We don’t program to the metal or to the message system but rather, we leverage the work done by a lot of people to make it easy to bring applications to NonStop. Yes, we are NonStop developers and yes, we really get it, thank you Mario. If you weren’t sure of this, just look at the fun times that are being had by those in the Under 40 SIG and to the level of enthusiasm for NonStop they exhibit whenever they meet. If you want more good news as a NonStop developer then you just have to read the blog post of March 9, 2020, now on the HPE web site, Modernizing the development world of NonStop applications where the topic is DevOps and covers the many tools to ease the development cycle that are supported by NonStop:
What may also surprise CIOs is how DevOps tools like Git and Jenkins can be used to develop applications even as NonStop developers directly interface with products like Ansible. What may surprise IT management even more is that NonStop engineers actively use GitHUB, Jenkins, Ansible and other open source tools for DevOps to deliver many new offerings for the NonStop platform.
And there is more to come. A new Ansible-based NonStop Manageability Framework (NSMF) is currently being created to help customers configure and deploy NonStop as well as manage HPE supplied software products on NonStop.
There is no discounting the challenges the NonStop community is facing in these times where keeping the conversation going for NonStop seems difficult at times. But here’s the thing. Are we looking at the problem the wrong way around? Surely, we are no longer wanting NonStop programmers but we do want programmers who want NonStop. In other words, let them bring their favorite development environments with them and view NonStop as just another target server environment – one in tune with the requirements of running real time mission critical solutions.
NonStop programmers may be thin on the ground even as they are surely thinning on top. And graying! But that’s not the real problem today. It is so easy to get the next generation fired up about NonStop and what it can provide leaving us only to muse on how best to communicate this message. Can you hear me now? Good programmers are a breed apart where all we need to teach them is how to minimize mistakes. And yes, they do get it.
When it comes to the NonStop community, the companies willing to support development and deployment and who are willing to share their knowledge are out there, at hand and ready to help you. It’s no accident surely that this sector of the NonStop marketplace is growing. It’s also no accident that it’s leaders like TCM’s Daniel Craig who are actively engaged in the Under 40 SIG.

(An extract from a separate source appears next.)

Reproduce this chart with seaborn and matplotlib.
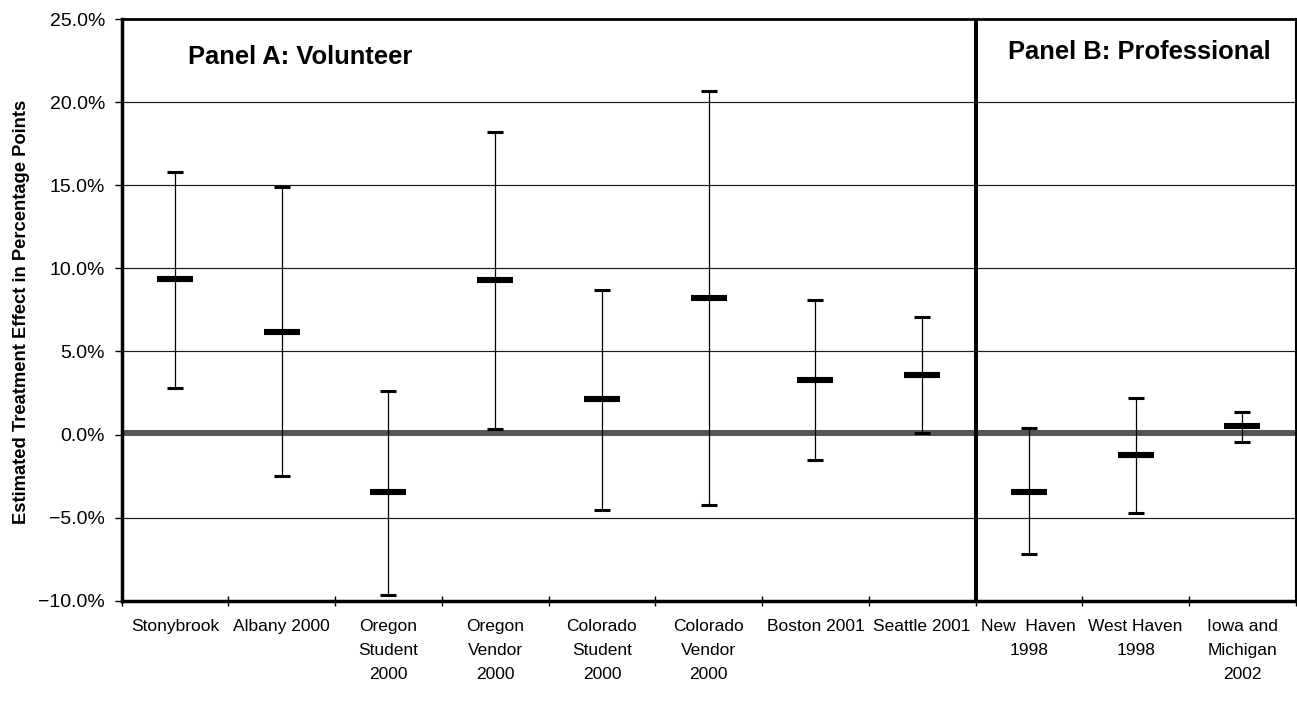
import numpy as np
import pandas as pd
import matplotlib
matplotlib.use("Agg")
import matplotlib.pyplot as plt
import seaborn as sns
from matplotlib.ticker import FixedLocator, FuncFormatter

# Study sites and estimated treatment effects (percentage points)
sites = [
    "Stonybrook", "Albany 2000", "Oregon\nStudent\n2000", "Oregon\nVendor\n2000",
    "Colorado\nStudent\n2000", "Colorado\nVendor\n2000", "Boston 2001", "Seattle 2001",
    "New  Haven\n1998", "West Haven\n1998", "Iowa and\nMichigan\n2002",
]
estimate = [9.37, 6.19, -3.48, 9.29, 2.12, 8.22, 3.28, 3.58, -3.46, -1.23, 0.51]
ci_low = [2.82, -2.50, -9.65, 0.33, -4.53, -4.23, -1.54, 0.10, -7.22, -4.71, -0.47]
ci_high = [15.83, 14.89, 2.62, 18.24, 8.70, 20.67, 8.12, 7.06, 0.41, 2.22, 1.37]
group = ["Volunteer"] * 8 + ["Professional"] * 3

y_ticks = [-10, -5, 0, 5, 10, 15, 20, 25]

df = pd.DataFrame({
    "site": sites,
    "pos": np.arange(len(sites)),
    "estimate": estimate,
    "low": ci_low,
    "high": ci_high,
    "group": group,
})

sns.set_theme(style="white")
plt.rcParams["font.family"] = ["Liberation Sans", "DejaVu Sans"]
plt.rcParams["axes.unicode_minus"] = True
plt.rcParams["text.color"] = "black"
plt.rcParams["axes.labelcolor"] = "black"
plt.rcParams["xtick.color"] = "black"
plt.rcParams["ytick.color"] = "black"
plt.rcParams["xtick.labelcolor"] = "black"
plt.rcParams["ytick.labelcolor"] = "black"

fig = plt.figure(figsize=(12.97, 7.11), dpi=100)
ax = fig.add_axes([0.0938, 0.1554, 0.9052, 0.8172])

# horizontal gridlines
for v in y_ticks[1:-1]:
    if v != 0:
        ax.axhline(v, color="#1a1a1a", lw=0.85, zorder=1)

# zero reference line
ax.axhline(0.12, color="#555555", lw=4.3, zorder=2)

# confidence intervals with caps
err = np.vstack([df["estimate"] - df["low"], df["high"] - df["estimate"]])
ax.errorbar(df["pos"], df["estimate"], yerr=err, fmt="none", ecolor="black",
            elinewidth=0.9, capsize=6.1, capthick=2.2, zorder=3)

# point estimates drawn as thick horizontal dashes
sns.scatterplot(data=df, x="pos", y="estimate", marker="_", s=26 ** 2,
                linewidth=4.4, color="black", edgecolor="black",
                legend=False, ax=ax, zorder=4)

# divider between the two panels
ax.axvline(7.5, color="black", lw=2.9, zorder=5)

ax.text(0.12, 22.74, "Panel A: Volunteer", fontsize=18.4, fontweight="bold",
        ha="left", va="center", color="black")
ax.text(7.80, 23.04, "Panel B: Professional", fontsize=18.4, fontweight="bold",
        ha="left", va="center", color="black")

ax.set_xlim(-0.5, len(sites) - 0.5)
ax.set_ylim(-10, 25)

ax.yaxis.set_major_locator(FixedLocator(y_ticks))
ax.yaxis.set_major_formatter(FuncFormatter(lambda v, p: f"{v:.1f}%".replace("-", "\u2212")))
ax.tick_params(axis="y", which="major", direction="out", length=5, width=1,
               color="black", labelcolor="black", labelsize=14, pad=7, left=True)

ax.xaxis.set_major_locator(FixedLocator(np.arange(-0.5, len(sites), 1.0)))
ax.xaxis.set_major_formatter(FuncFormatter(lambda v, p: ""))
ax.tick_params(axis="x", which="major", direction="inout", length=7, width=1,
               color="black", bottom=True)
ax.tick_params(axis="x", which="minor", length=0, labelsize=12.5, pad=13,
               labelcolor="black")
ax.set_xticks(df["pos"], labels=sites, minor=True, linespacing=1.75)

ax.set_xlabel("")
ax.set_ylabel("Estimated Treatment Effect in Percentage Points", fontsize=13.2,
              fontweight="bold", color="black")
ax.yaxis.set_label_coords(-0.078, 0.497)

for side, lw in [("left", 2.5), ("bottom", 2.5), ("top", 2.0), ("right", 2.2)]:
    ax.spines[side].set_visible(True)
    ax.spines[side].set_color("black")
    ax.spines[side].set_linewidth(lw)
    ax.spines[side].set_zorder(6)

fig.savefig("out.png", dpi=100, facecolor="white")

Those original thirteen coders of the original NonStop software stack were brilliant young talent with leaders prepared to support them all the way. Not only support them but with the ability indeed guile to push them to where they achieved amazing outcomes. It was through their efforts that so much of the NonStop software stack is approachable at levels that make it a lot easier to program.
With little reservation, those who develop today’s games are the same developers who can roll-out your next killer app on NonStop. Or as one NonStop enthusiast noted, "the current generation of 'Kernel Kiddies' empowered by management could continue to deliver" results similar to that initial group of thirteen. With NonStop part of HPC and with HP CEO Antonio Neri's recognition that "we have a transnational business which is very large," perhaps such empowerment is highly likely.
Mario’s closing words to the Robb Report still resonate with me as they should with us all:
“The racer is the one who really gets it. And (Colton) is a racer.
“For me to mention that I see myself in him? It makes me look good.”
Shouldn’t we all be encouraging / mentoring the up and comer developers? After all, shouldn’t we all like Mario be looking to make ourselves look good, too?